I’m fed up. I hate that even the simplest of foods are a challenge to me. I’m losing my creativity and feeding myself feels like this epic mountain climb, not even worth the trek. I’m not able to enjoy my guilty pleasure foods which allow for a pep up in spirit here and there. These days it’s jello, or the occasional scoop of ice cream.
Thinking about dinner tonight turned my irritability bubble to an ugly angry cry. Finally. I could feel this cry brewing within me for a few days, and when I stubbornly opted to eat nothing for dinner, my own hanger pushed me over the edge and I let out a big cry. It was cleansing, and I didn’t lose control of it. It actually felt really good.

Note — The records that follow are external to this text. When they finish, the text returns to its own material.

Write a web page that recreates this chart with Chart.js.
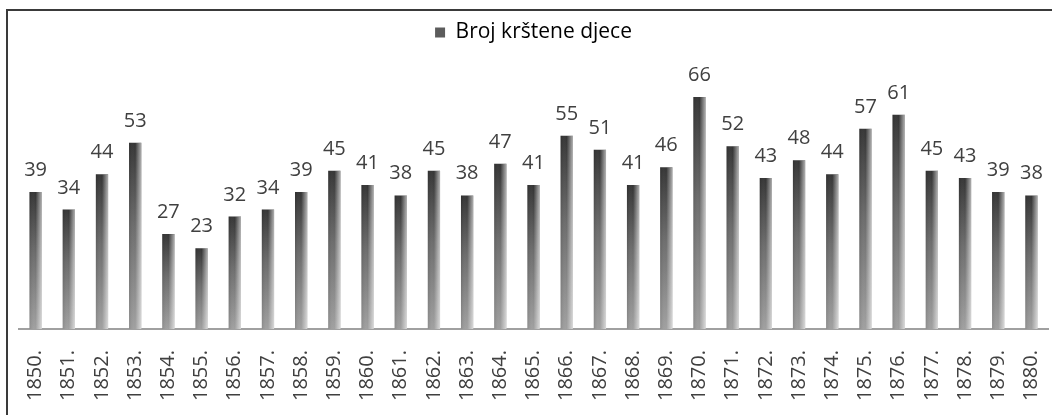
<!DOCTYPE html>
<html>
<head>
<meta charset="utf-8">
<script src="https://cdn.jsdelivr.net/npm/chart.js@4.4.0/dist/chart.umd.min.js"></script>
<style>
  html, body { margin: 0; padding: 0; background: #fff; }
  #frame {
    position: absolute; left: 6px; top: 9px; width: 1060px; height: 420px;
    border-top: 2px solid #3a3a3a; border-left: 2px solid #3a3a3a;
  }
  #wrap { position: absolute; left: 0; top: 0; width: 1052px; height: 415px; }
</style>
</head>
<body>
<div id="frame"></div>
<div id="wrap"><canvas id="barChart"></canvas></div>
<script>
const years = ['1850.', '1851.', '1852.', '1853.', '1854.', '1855.', '1856.', '1857.', '1858.', '1859.',
               '1860.', '1861.', '1862.', '1863.', '1864.', '1865.', '1866.', '1867.', '1868.', '1869.',
               '1870.', '1871.', '1872.', '1873.', '1874.', '1875.', '1876.', '1877.', '1878.', '1879.', '1880.'];
const baptised = [39, 34, 44, 53, 27, 23, 32, 34, 39, 45,
                  41, 38, 45, 38, 47, 41, 55, 51, 41, 46,
                  66, 52, 43, 48, 44, 57, 61, 45, 43, 39, 38];
const seriesName = 'Broj krštene djece';

const FONT = '"Open Sans", sans-serif';
const TEXT = '#404040';

// vertical gradient per bar: dark at the top, lighter towards the base
function barFill(c) {
    const chart = c.chart;
    if (!chart.chartArea || c.raw === undefined) return '#5a5a5a';
    const y = chart.scales.y;
    const top = y.getPixelForValue(c.raw);
    const base = y.getPixelForValue(0);
    const g = chart.ctx.createLinearGradient(0, top, 0, base);
    g.addColorStop(0, '#343434');
    g.addColorStop(0.45, '#6c6c6c');
    g.addColorStop(1, '#a0a0a0');
    return g;
}

// extra room between the legend and the plot
const legendGap = {
    id: 'legendGap',
    beforeInit(chart) {
        const fit = chart.legend.fit;
        chart.legend.fit = function () {
            fit.call(this);
            this.height += 30;
        };
    }
};

// light sheen on the right side of each bar + value labels
const barDecor = {
    id: 'barDecor',
    afterDatasetsDraw(chart) {
        const ctx = chart.ctx;
        const meta = chart.getDatasetMeta(0);
        ctx.save();
        meta.data.forEach((bar, i) => {
            const p = bar.getProps(['x', 'y', 'width', 'base'], true);
            const l = p.x - p.width / 2, r = p.x + p.width / 2;
            const g = ctx.createLinearGradient(l, 0, r, 0);
            g.addColorStop(0, 'rgba(0,0,0,0.12)');
            g.addColorStop(0.5, 'rgba(255,255,255,0)');
            g.addColorStop(1, 'rgba(255,255,255,0.6)');
            ctx.fillStyle = g;
            ctx.fillRect(l, p.y, p.width, p.base - p.y);

            ctx.fillStyle = TEXT;
            ctx.font = '20px ' + FONT;
            ctx.textAlign = 'center';
            ctx.textBaseline = 'alphabetic';
            ctx.fillText(baptised[i], p.x, p.y - 16);
        });
        ctx.restore();
    }
};

new Chart(document.getElementById('barChart'), {
    type: 'bar',
    data: {
        labels: years,
        datasets: [{
            label: seriesName,
            data: baptised,
            backgroundColor: barFill,
            borderWidth: 0,
            barPercentage: 0.37,
            categoryPercentage: 1,
        }],
    },
    options: {
        responsive: true,
        maintainAspectRatio: false,
        animation: false,
        layout: { padding: { left: 19, right: 4, top: 12, bottom: 0 } },
        plugins: {
            legend: {
                labels: {
                    font: { family: FONT, size: 21 },
                    color: TEXT,
                    boxWidth: 10,
                    boxHeight: 10,
                    padding: 10,
                    generateLabels: (chart) => [{
                        text: seriesName,
                        fillStyle: '#5c5c5c',
                        strokeStyle: '#5c5c5c',
                        lineWidth: 0,
                        datasetIndex: 0,
                    }],
                },
            },
            tooltip: { enabled: false },
        },
        scales: {
            x: {
                grid: { display: false, drawTicks: false },
                border: { display: true, color: '#a0a0a0', width: 2 },
                ticks: {
                    font: { family: FONT, size: 20 },
                    color: TEXT,
                    minRotation: 90,
                    maxRotation: 90,
                    padding: 21,
                    autoSkip: false,
                },
                afterFit(scale) {
                    scale.paddingLeft = 0;
                    scale.paddingRight = 0;
                    scale.height = 86;
                },
            },
            y: {
                display: false,
                min: 0,
                max: 70,
            },
        },
    },
    plugins: [barDecor, legendGap],
});
</script>
</body>
</html>
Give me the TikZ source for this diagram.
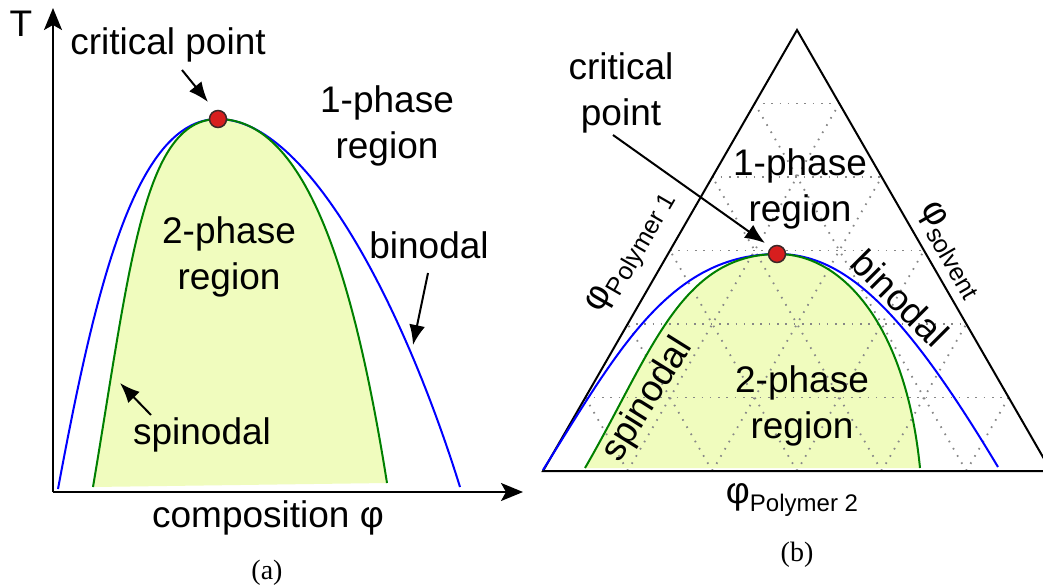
\documentclass[tikz,border=0pt]{standalone}
\usepackage{fontspec}
\setmainfont{Liberation Sans}
\newfontfamily\capfont{Liberation Serif}
\usetikzlibrary{arrows.meta,calc}
\definecolor{binc}{RGB}{0,0,255}
\definecolor{spic}{RGB}{0,128,0}
\definecolor{fillc}{RGB}{240,252,190}
\definecolor{dotc}{RGB}{215,30,30}
\definecolor{dotline}{RGB}{60,40,40}
\definecolor{gridc}{RGB}{135,135,135}
\begin{document}
\begin{tikzpicture}[x=1pt,y=-1pt,
  lbl/.style={font=\fontsize{37}{46}\selectfont, inner sep=0pt, align=center},
  caplbl/.style={font=\capfont\fontsize{28}{32}\selectfont, inner sep=0pt},
  arr/.style={line width=2pt, -{Latex[length=20pt,width=16pt]}},
  axisline/.style={line width=2pt, -{Stealth[length=22pt,width=18pt,inset=5pt]}},
  bino/.style={binc, line width=2pt},
  spino/.style={spic, line width=2pt},
  region/.style={fillc},
  gridline/.style={gridc, line width=1.8pt, dash pattern=on 1.6pt off 6.7pt},
  cdot/.style={circle, fill=dotc, draw=dotline, line width=1.5pt, minimum size=17pt, inner sep=0pt},
  tri/.style={black, line width=2pt}
]
\clip (0,0) rectangle (1043,588);
\fill[white] (0,0) rectangle (1043,588);

% ---------------- panel (a) ----------------
\coordinate (aSL) at (93,487);
\coordinate (aSR) at (387,483);
\coordinate (aBL) at (58,489);
\coordinate (aBR) at (460,487);
\coordinate (aP) at (218,119);
\fill[region] (aSL) .. controls (130,267) and (143,119) .. (aP)
  .. controls (303,119) and (352,263) .. (aSR) -- cycle;
\draw[bino] (aBL) .. controls (95,290) and (135,119) .. (aP)
  .. controls (308,119) and (404,307) .. (aBR);
\draw[spino] (aSL) .. controls (130,267) and (143,119) .. (aP)
  .. controls (303,119) and (352,263) .. (aSR);

\coordinate (O) at (53,492);
\coordinate (Ytip) at (53,8);
\coordinate (Xtip) at (523,492);
\draw[axisline] (O) -- (Ytip);
\draw[axisline] (O) -- (Xtip);

\node[cdot] (cpa) at (aP) {};
\node[lbl] (T) at (21,24) {T};
\node[lbl] (crita) at (168,45) {critical point};
\node[lbl] (onea) at (387,126) {1-phase\\region};
\node[lbl] (twoa) at (229,257) {2-phase\\region};
\node[lbl] (bina) at (429,245) {binodal};
\node[lbl] (spia) at (202,435) {spinodal};
\node[lbl] (compa) at (268,518) {composition φ};
\node[caplbl] (capa) at (267,573) {(a)};

\coordinate (ca1) at (182,70);
\coordinate (ca2) at (208,102);
\draw[arr] (ca1) -- (ca2);
\coordinate (ba1) at (428,273);
\coordinate (ba2) at (413,345);
\draw[arr] (ba1) -- (ba2);
\coordinate (sa1) at (151,415);
\coordinate (sa2) at (120,383);
\draw[arr] (sa1) -- (sa2);

% ---------------- panel (b) ----------------
\coordinate (A) at (543,471);
\coordinate (B) at (1051,471);
\coordinate (C) at (797,30);
\coordinate (bSL) at (585,468);
\coordinate (bSR) at (920,468);
\coordinate (bBL) at (543,470);
\coordinate (bBR) at (998,467);
\coordinate (bP) at (778,254);

\fill[region] (bSL) .. controls (651,354) and (680,254) .. (bP)
  .. controls (838,254) and (905,318) .. (bSR) -- cycle;

\foreach \k [evaluate=\k as \t using \k/6, evaluate=\k as \u using 1-\k/6] in {1,...,5} {
  \draw[gridline] ($(A)!\t!(C)$) -- ($(B)!\t!(C)$);
  \draw[gridline] ($(A)!\t!(B)$) -- ($(B)!\u!(C)$);
  \draw[gridline] ($(A)!\t!(B)$) -- ($(A)!\t!(C)$);
}

\draw[tri] (A) -- (C) -- (B) -- cycle;

\draw[bino] (bBL) .. controls (618,350) and (670,254) .. (bP)
  .. controls (848,254) and (908,317) .. (bBR);
\draw[spino] (bSL) .. controls (651,354) and (680,254) .. (bP)
  .. controls (838,254) and (905,318) .. (bSR);

\node[cdot] (cpb) at (777,254) {};
\node[lbl] (critb) at (621,93) {critical\\point};
\node[lbl] (oneb) at (800,189) {1-phase\\region};
\node[lbl] (twob) at (802,406) {2-phase\\region};
\node[lbl, rotate=-45] (binb) at (900,298) {binodal};
\node[lbl, rotate=58] (spib) at (648,400) {spinodal};
\node[lbl, rotate=60] (p1) at (632,253) {φ\raisebox{-8pt}{\fontsize{25}{28}\selectfont Polymer 1}};
\node[lbl, rotate=-60] (ps) at (951,250) {φ\raisebox{-8pt}{\fontsize{25}{28}\selectfont solvent}};
\node[lbl] (p2) at (792,500) {φ\raisebox{-8pt}{\fontsize{24}{28}\selectfont Polymer 2}};
\node[caplbl] (capb) at (797,555) {(b)};

\coordinate (cb1) at (613,135);
\coordinate (cb2) at (765,243);
\draw[arr] (cb1) -- (cb2);
\end{tikzpicture}
\end{document}
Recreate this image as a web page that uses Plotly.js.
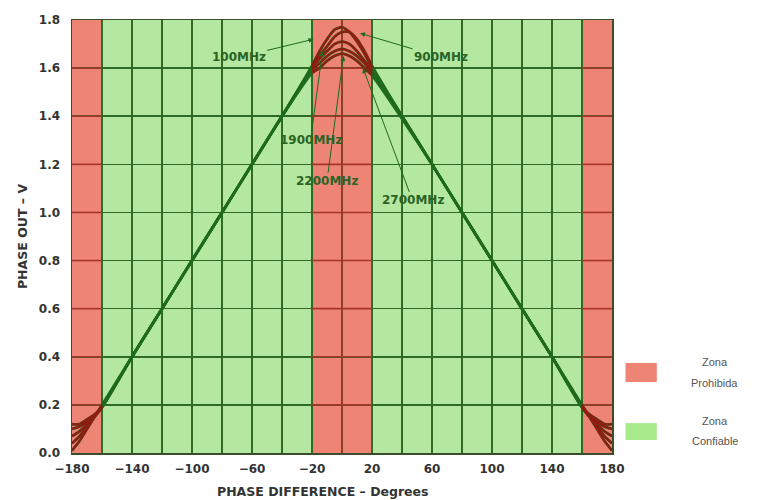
<!DOCTYPE html>
<html>
<head>
<meta charset="utf-8">
<script src="https://cdn.plot.ly/plotly-3.0.1.min.js"></script>
<style>
  html, body { margin: 0; padding: 0; background: #ffffff; }
  #chart { width: 769px; height: 500px; }
</style>
</head>
<body>
<div id="chart"></div>
<script>
// Phase difference sample points (degrees)
const phaseDeg = [-180, -175, -170, -165, -160, -140, -120, -100, -80, -60, -40, -20,
  -15, -10, -5, 0, 5, 10, 15, 20, 40, 60, 80, 100, 120, 140, 160, 165, 170, 175, 180];

// Phase output (V) per input frequency
const out100MHz = [0.01, 0.05, 0.10, 0.15, 0.20, 0.40, 0.60, 0.80, 1.00, 1.20, 1.40, 1.61,
  1.67, 1.72, 1.76, 1.77, 1.75, 1.71, 1.66, 1.60, 1.40, 1.20, 1.00, 0.80, 0.60, 0.40, 0.20, 0.15, 0.10, 0.05, 0.01];
const out900MHz = [0.04, 0.07, 0.11, 0.15, 0.19, 0.40, 0.60, 0.80, 1.00, 1.20, 1.40, 1.60,
  1.65, 1.69, 1.73, 1.75, 1.75, 1.72, 1.67, 1.61, 1.40, 1.20, 1.00, 0.80, 0.60, 0.40, 0.19, 0.15, 0.11, 0.07, 0.04];
const out1900MHz = [0.07, 0.09, 0.12, 0.15, 0.19, 0.40, 0.60, 0.80, 1.00, 1.20, 1.40, 1.60,
  1.64, 1.67, 1.70, 1.71, 1.70, 1.67, 1.63, 1.59, 1.40, 1.20, 1.00, 0.80, 0.60, 0.40, 0.19, 0.15, 0.12, 0.09, 0.07];
const out2200MHz = [0.10, 0.11, 0.13, 0.16, 0.19, 0.40, 0.60, 0.80, 1.00, 1.20, 1.40, 1.59,
  1.62, 1.65, 1.67, 1.68, 1.67, 1.65, 1.62, 1.58, 1.40, 1.20, 1.00, 0.80, 0.60, 0.40, 0.19, 0.16, 0.13, 0.11, 0.10];
const out2700MHz = [0.12, 0.12, 0.14, 0.16, 0.19, 0.40, 0.60, 0.80, 1.00, 1.20, 1.40, 1.58,
  1.60, 1.63, 1.65, 1.66, 1.65, 1.63, 1.60, 1.57, 1.39, 1.20, 1.00, 0.80, 0.60, 0.40, 0.19, 0.16, 0.14, 0.12, 0.12];

const seriesNames = ['100MHz', '900MHz', '1900MHz', '2200MHz', '2700MHz'];
const seriesValues = [out100MHz, out900MHz, out1900MHz, out2200MHz, out2700MHz];

// Forbidden (red) and reliable (green) zones
const forbiddenZones = [[-180, -160], [-20, 20], [160, 180]];
const zoneLabels = [['Zona', 'Prohibida'], ['Zona', 'Confiable']];

// Axis ticks
const xTickVals = [-180, -140, -100, -60, -20, 20, 60, 100, 140, 180];
const xGridVals = [-180, -160, -140, -120, -100, -80, -60, -40, -20, 0, 20, 40, 60, 80, 100, 120, 140, 160, 180];
const yTickVals = [0.0, 0.2, 0.4, 0.6, 0.8, 1.0, 1.2, 1.4, 1.6, 1.8];

// Frequency callouts: arrow tip (x, y) and label position (ax, ay)
const callouts = [
  { text: '100MHz', x: -19, y: 1.72, ax: -69, ay: 1.645 },
  { text: '900MHz', x: 12, y: 1.745, ax: 66, ay: 1.645 },
  { text: '1900MHz', x: -13, y: 1.67, ax: -21, ay: 1.30 },
  { text: '2200MHz', x: 1, y: 1.65, ax: -10, ay: 1.13 },
  { text: '2700MHz', x: 14, y: 1.60, ax: 47, ay: 1.05 }
];

const GREEN_BG = '#b4e7a0';
const RED_BG = '#ee8474';
const LINE_GREEN = '#1f6a1c';
const LINE_RED = '#8f1d14';
const GRID_GREEN = '#2f6a26';
const GRID_RED = '#a5352a';
const FONT = 'DejaVu Sans, Arial, sans-serif';
const KEY_FONT = 'Liberation Sans, Arial, sans-serif';

const inZone = x => forbiddenZones.some(z => x >= z[0] && x <= z[1]);

const traces = [];
seriesNames.forEach((name, i) => {
  traces.push({
    type: 'scatter', mode: 'lines', name: name,
    x: phaseDeg, y: seriesValues[i],
    line: { color: LINE_GREEN, width: 2.7, shape: 'spline', smoothing: 0.6 },
    hoverinfo: 'x+y+name', showlegend: false
  });
});
// Same curves re-coloured where they cross the forbidden zones
seriesNames.forEach((name, i) => {
  traces.push({
    type: 'scatter', mode: 'lines', name: name,
    x: phaseDeg, y: seriesValues[i].map((v, k) => inZone(phaseDeg[k]) ? v : null),
    line: { color: LINE_RED, width: 2.2, shape: 'spline', smoothing: 0.6 },
    connectgaps: false, hoverinfo: 'skip', showlegend: false
  });
});

const shapes = [];
forbiddenZones.forEach(z => {
  shapes.push({ type: 'rect', xref: 'x', yref: 'y', x0: z[0], x1: z[1], y0: 0, y1: 1.8,
    fillcolor: RED_BG, line: { width: 0 }, layer: 'below' });
  // grid segments inside the zone, drawn in the zone's darker tone
  yTickVals.slice(1, -1).forEach(yv => {
    shapes.push({ type: 'line', xref: 'x', yref: 'y', x0: z[0], x1: z[1], y0: yv, y1: yv,
      line: { color: GRID_RED, width: 1.6 }, layer: 'between' });
  });
  xGridVals.filter(xv => xv > z[0] && xv < z[1]).forEach(xv => {
    shapes.push({ type: 'line', xref: 'x', yref: 'y', x0: xv, x1: xv, y0: 0, y1: 1.8,
      line: { color: GRID_RED, width: 1.6 }, layer: 'between' });
  });
});

// Zone key on the right: swatch boxes and two-line labels
const keyColors = [RED_BG, '#a6ea8c'];
const keyBoxes = [[0.164, 0.208], [0.030, 0.069]];
const keyTextY = [[0.210, 0.162], [0.074, 0.027]];
keyColors.forEach((c, i) => {
  shapes.push({ type: 'rect', xref: 'paper', yref: 'paper',
    x0: 1.025, x1: 1.083, y0: keyBoxes[i][0], y1: keyBoxes[i][1],
    fillcolor: c, line: { width: 0 } });
});

const annotations = callouts.map(c => ({
  text: c.text, x: c.x, y: c.y, ax: c.ax, ay: c.ay, axref: 'x', ayref: 'y',
  xref: 'x', yref: 'y', showarrow: true, arrowhead: 2, arrowsize: 1, arrowwidth: 1,
  arrowcolor: LINE_GREEN, standoff: 0, startstandoff: 0,
  font: { family: FONT, size: 12, color: '#2a6424', weight: 'bold' },
  bgcolor: 'rgba(0,0,0,0)'
}));
zoneLabels.forEach((lines, i) => {
  lines.forEach((t, j) => {
    annotations.push({ text: t, xref: 'paper', yref: 'paper', x: 1.19, y: keyTextY[i][j],
      showarrow: false, xanchor: 'center', yanchor: 'middle',
      font: { family: KEY_FONT, size: 11, color: '#555555' } });
  });
});
// Horizontal axis title
annotations.push({ text: 'PHASE DIFFERENCE \u2013 Degrees', xref: 'paper', yref: 'paper',
  x: 0.465, y: -0.088, xanchor: 'center', yanchor: 'middle', showarrow: false,
  font: { family: FONT, size: 12.5, color: '#333333', weight: 'bold' } });

const layout = {
  width: 769, height: 500,
  margin: { l: 72, r: 157, t: 20, b: 47 },
  paper_bgcolor: '#ffffff',
  plot_bgcolor: GREEN_BG,
  showlegend: false,
  font: { family: FONT, color: '#333333' },
  xaxis: {
    range: [-180, 180], tickmode: 'array', tickvals: xTickVals,
    ticktext: xTickVals.map(v => v < 0 ? '\u2212' + Math.abs(v) : String(v)),
    showgrid: true, gridcolor: GRID_GREEN, gridwidth: 1.6,
    minor: { tickmode: 'array', tickvals: xGridVals, showgrid: true, gridcolor: GRID_GREEN, gridwidth: 1.6, ticks: '' },
    showline: true, linecolor: '#3c4d2c', linewidth: 1.5, mirror: true,
    ticks: '', zeroline: false, ticklabelstandoff: 4,
    tickfont: { size: 12, color: '#333333', weight: 'bold' }
  },
  yaxis: {
    range: [0, 1.8], tickmode: 'array', tickvals: yTickVals,
    ticktext: yTickVals.map(v => v.toFixed(1)),
    showgrid: true, gridcolor: GRID_GREEN, gridwidth: 1.6,
    showline: true, linecolor: '#3c4d2c', linewidth: 1.5, mirror: true,
    ticks: '', zeroline: false, ticklabelstandoff: 8,
    tickfont: { size: 12, color: '#333333', weight: 'bold' },
    title: { text: 'PHASE OUT \u2013 V', standoff: 8,
      font: { size: 12.5, color: '#333333', weight: 'bold' } }
  },
  shapes: shapes,
  annotations: annotations
};

Plotly.newPlot('chart', traces, layout, { displayModeBar: false, staticPlot: true });
</script>
</body>
</html>
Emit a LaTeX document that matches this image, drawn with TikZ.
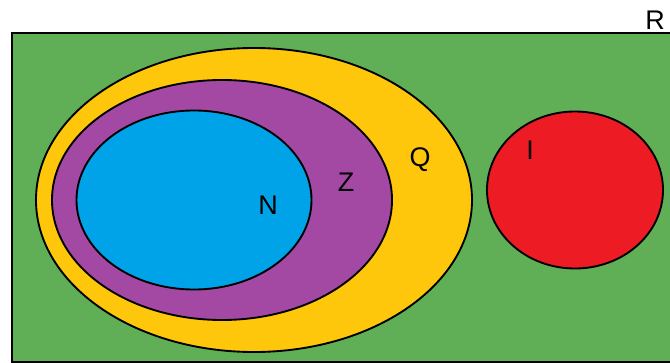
\documentclass[tikz,border=0pt]{standalone}
\usepackage{fontspec}
\setmainfont{Liberation Sans}
\usetikzlibrary{shapes.geometric}
\definecolor{setR}{RGB}{96,174,86}
\definecolor{setQ}{RGB}{255,199,12}
\definecolor{setZ}{RGB}{163,73,164}
\definecolor{setN}{RGB}{0,162,232}
\definecolor{setI}{RGB}{237,28,36}

\begin{document}
\begin{tikzpicture}[
  x=0.03cm, y=-0.03cm,
  font=\fontsize{23}{26}\selectfont,
  set/.style={draw, ellipse, line width=1.6pt, inner sep=0pt},
  lbl/.style={inner sep=0pt}
]
\useasboundingbox (0,0) rectangle (670,363);
% universe R
\fill[setR] (12,33) rectangle (690,362);
\draw[line width=2.4pt] (690,33) -- (12,33) -- (12,362) -- (690,362);
\node[lbl] (labR) at (655,20) {R};
% nested sets
\node[set, fill=setQ, minimum width=13.08cm, minimum height=9.12cm] (Q) at (254,200) {};
\node[set, fill=setZ, minimum width=10.2cm, minimum height=7.2cm] (Z) at (222,200) {};
\node[set, fill=setN, minimum width=7.05cm, minimum height=5.37cm] (N) at (194,200) {};
% irrationals
\node[set, fill=setI, minimum width=5.28cm, minimum height=4.71cm] (I) at (575,190) {};
\node[lbl] (labN) at (268,205) {N};
\node[lbl] (labZ) at (346,182) {Z};
\node[lbl] (labQ) at (420,160) {Q};
\node[lbl] (labI) at (530,150) {I};
\end{tikzpicture}
\end{document}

Shortly after I was able to calmly make myself a little serving of soup which I added spinach too, and the vivid green floating around in the bowl made me feel a little better. It was a real and raw day, and as I lay here reflecting on how it unfolded, I know these days are bound to come around. I forgive myself for loosing my cool today. For the most part, I’ve been proud of my ability to remain level headed. I’m human, and its natural to loose control when the pressure is rising. Yet, now that it’s over I’m glad I didn’t suppress it and I feel a sense of calm. Sometimes all it takes is getting lost in an unfamiliar neighbourhood or the pure unadulterated reins of hanger.
Definition of hangry:
irritable or angry because of hunger.